**Work required**
Transcribe the full listing below exactly.
>>>>>
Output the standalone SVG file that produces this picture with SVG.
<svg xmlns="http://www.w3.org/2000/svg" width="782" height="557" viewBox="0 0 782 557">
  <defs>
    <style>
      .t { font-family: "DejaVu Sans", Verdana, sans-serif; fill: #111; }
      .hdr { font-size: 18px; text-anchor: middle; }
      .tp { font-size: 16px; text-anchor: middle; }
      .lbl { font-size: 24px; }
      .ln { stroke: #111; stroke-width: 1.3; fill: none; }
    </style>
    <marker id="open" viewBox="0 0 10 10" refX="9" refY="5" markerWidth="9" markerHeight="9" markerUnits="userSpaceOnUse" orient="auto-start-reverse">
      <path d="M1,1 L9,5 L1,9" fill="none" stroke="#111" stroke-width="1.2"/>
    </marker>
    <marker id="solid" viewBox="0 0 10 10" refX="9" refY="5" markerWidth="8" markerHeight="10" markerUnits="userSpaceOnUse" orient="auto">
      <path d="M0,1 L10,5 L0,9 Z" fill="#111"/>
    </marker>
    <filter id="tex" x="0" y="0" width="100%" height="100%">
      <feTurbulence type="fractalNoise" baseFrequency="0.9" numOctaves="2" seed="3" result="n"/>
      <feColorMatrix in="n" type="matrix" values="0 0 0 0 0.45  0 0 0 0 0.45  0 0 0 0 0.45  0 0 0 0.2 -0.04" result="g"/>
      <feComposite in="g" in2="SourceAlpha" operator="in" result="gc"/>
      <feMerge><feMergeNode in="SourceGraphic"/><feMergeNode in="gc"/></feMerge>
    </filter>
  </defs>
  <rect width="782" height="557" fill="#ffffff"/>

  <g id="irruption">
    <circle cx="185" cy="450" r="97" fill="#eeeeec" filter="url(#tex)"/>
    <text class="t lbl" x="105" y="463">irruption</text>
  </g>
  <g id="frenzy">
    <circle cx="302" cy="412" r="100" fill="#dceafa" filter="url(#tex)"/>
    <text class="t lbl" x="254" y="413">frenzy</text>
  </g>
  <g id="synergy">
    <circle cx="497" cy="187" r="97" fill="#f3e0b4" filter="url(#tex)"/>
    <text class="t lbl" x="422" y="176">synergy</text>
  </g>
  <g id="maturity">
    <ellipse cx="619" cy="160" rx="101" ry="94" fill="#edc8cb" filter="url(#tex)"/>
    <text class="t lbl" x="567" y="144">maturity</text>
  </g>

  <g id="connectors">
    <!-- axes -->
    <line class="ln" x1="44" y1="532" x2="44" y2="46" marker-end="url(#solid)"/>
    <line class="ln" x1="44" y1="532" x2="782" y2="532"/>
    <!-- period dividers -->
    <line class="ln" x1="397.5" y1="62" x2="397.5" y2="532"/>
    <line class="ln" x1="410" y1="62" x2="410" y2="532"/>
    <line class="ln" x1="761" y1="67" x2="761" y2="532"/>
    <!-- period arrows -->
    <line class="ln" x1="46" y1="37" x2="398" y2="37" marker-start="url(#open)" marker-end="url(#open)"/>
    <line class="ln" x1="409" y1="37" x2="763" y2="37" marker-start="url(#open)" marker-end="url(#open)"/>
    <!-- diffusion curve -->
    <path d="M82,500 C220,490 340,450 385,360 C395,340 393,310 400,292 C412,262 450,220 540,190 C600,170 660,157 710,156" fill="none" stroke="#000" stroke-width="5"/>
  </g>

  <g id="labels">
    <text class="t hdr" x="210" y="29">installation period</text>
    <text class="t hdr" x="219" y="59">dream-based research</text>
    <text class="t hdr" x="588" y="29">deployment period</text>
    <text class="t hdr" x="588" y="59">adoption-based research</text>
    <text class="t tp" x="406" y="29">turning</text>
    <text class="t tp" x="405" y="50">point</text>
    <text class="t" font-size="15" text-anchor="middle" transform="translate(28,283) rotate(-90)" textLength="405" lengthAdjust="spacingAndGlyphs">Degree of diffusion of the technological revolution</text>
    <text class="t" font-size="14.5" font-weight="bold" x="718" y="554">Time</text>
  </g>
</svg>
<<<<<
**The reply**
Output the standalone SVG file that produces this picture with SVG.
<svg xmlns="http://www.w3.org/2000/svg" width="782" height="557" viewBox="0 0 782 557">
  <defs>
    <style>
      .t { font-family: "DejaVu Sans", Verdana, sans-serif; fill: #111; }
      .hdr { font-size: 18px; text-anchor: middle; }
      .tp { font-size: 16px; text-anchor: middle; }
      .lbl { font-size: 24px; }
      .ln { stroke: #111; stroke-width: 1.3; fill: none; }
    </style>
    <marker id="open" viewBox="0 0 10 10" refX="9" refY="5" markerWidth="9" markerHeight="9" markerUnits="userSpaceOnUse" orient="auto-start-reverse">
      <path d="M1,1 L9,5 L1,9" fill="none" stroke="#111" stroke-width="1.2"/>
    </marker>
    <marker id="solid" viewBox="0 0 10 10" refX="9" refY="5" markerWidth="8" markerHeight="10" markerUnits="userSpaceOnUse" orient="auto">
      <path d="M0,1 L10,5 L0,9 Z" fill="#111"/>
    </marker>
    <filter id="tex" x="0" y="0" width="100%" height="100%">
      <feTurbulence type="fractalNoise" baseFrequency="0.9" numOctaves="2" seed="3" result="n"/>
      <feColorMatrix in="n" type="matrix" values="0 0 0 0 0.45  0 0 0 0 0.45  0 0 0 0 0.45  0 0 0 0.2 -0.04" result="g"/>
      <feComposite in="g" in2="SourceAlpha" operator="in" result="gc"/>
      <feMerge><feMergeNode in="SourceGraphic"/><feMergeNode in="gc"/></feMerge>
    </filter>
  </defs>
  <rect width="782" height="557" fill="#ffffff"/>

  <g id="irruption">
    <circle cx="185" cy="450" r="97" fill="#eeeeec" filter="url(#tex)"/>
    <text class="t lbl" x="105" y="463">irruption</text>
  </g>
  <g id="frenzy">
    <circle cx="302" cy="412" r="100" fill="#dceafa" filter="url(#tex)"/>
    <text class="t lbl" x="254" y="413">frenzy</text>
  </g>
  <g id="synergy">
    <circle cx="497" cy="187" r="97" fill="#f3e0b4" filter="url(#tex)"/>
    <text class="t lbl" x="422" y="176">synergy</text>
  </g>
  <g id="maturity">
    <ellipse cx="619" cy="160" rx="101" ry="94" fill="#edc8cb" filter="url(#tex)"/>
    <text class="t lbl" x="567" y="144">maturity</text>
  </g>

  <g id="connectors">
    <!-- axes -->
    <line class="ln" x1="44" y1="532" x2="44" y2="46" marker-end="url(#solid)"/>
    <line class="ln" x1="44" y1="532" x2="782" y2="532"/>
    <!-- period dividers -->
    <line class="ln" x1="397.5" y1="62" x2="397.5" y2="532"/>
    <line class="ln" x1="410" y1="62" x2="410" y2="532"/>
    <line class="ln" x1="761" y1="67" x2="761" y2="532"/>
    <!-- period arrows -->
    <line class="ln" x1="46" y1="37" x2="398" y2="37" marker-start="url(#open)" marker-end="url(#open)"/>
    <line class="ln" x1="409" y1="37" x2="763" y2="37" marker-start="url(#open)" marker-end="url(#open)"/>
    <!-- diffusion curve -->
    <path d="M82,500 C220,490 340,450 385,360 C395,340 393,310 400,292 C412,262 450,220 540,190 C600,170 660,157 710,156" fill="none" stroke="#000" stroke-width="5"/>
  </g>

  <g id="labels">
    <text class="t hdr" x="210" y="29">installation period</text>
    <text class="t hdr" x="219" y="59">dream-based research</text>
    <text class="t hdr" x="588" y="29">deployment period</text>
    <text class="t hdr" x="588" y="59">adoption-based research</text>
    <text class="t tp" x="406" y="29">turning</text>
    <text class="t tp" x="405" y="50">point</text>
    <text class="t" font-size="15" text-anchor="middle" transform="translate(28,283) rotate(-90)" textLength="405" lengthAdjust="spacingAndGlyphs">Degree of diffusion of the technological revolution</text>
    <text class="t" font-size="14.5" font-weight="bold" x="718" y="554">Time</text>
  </g>
</svg>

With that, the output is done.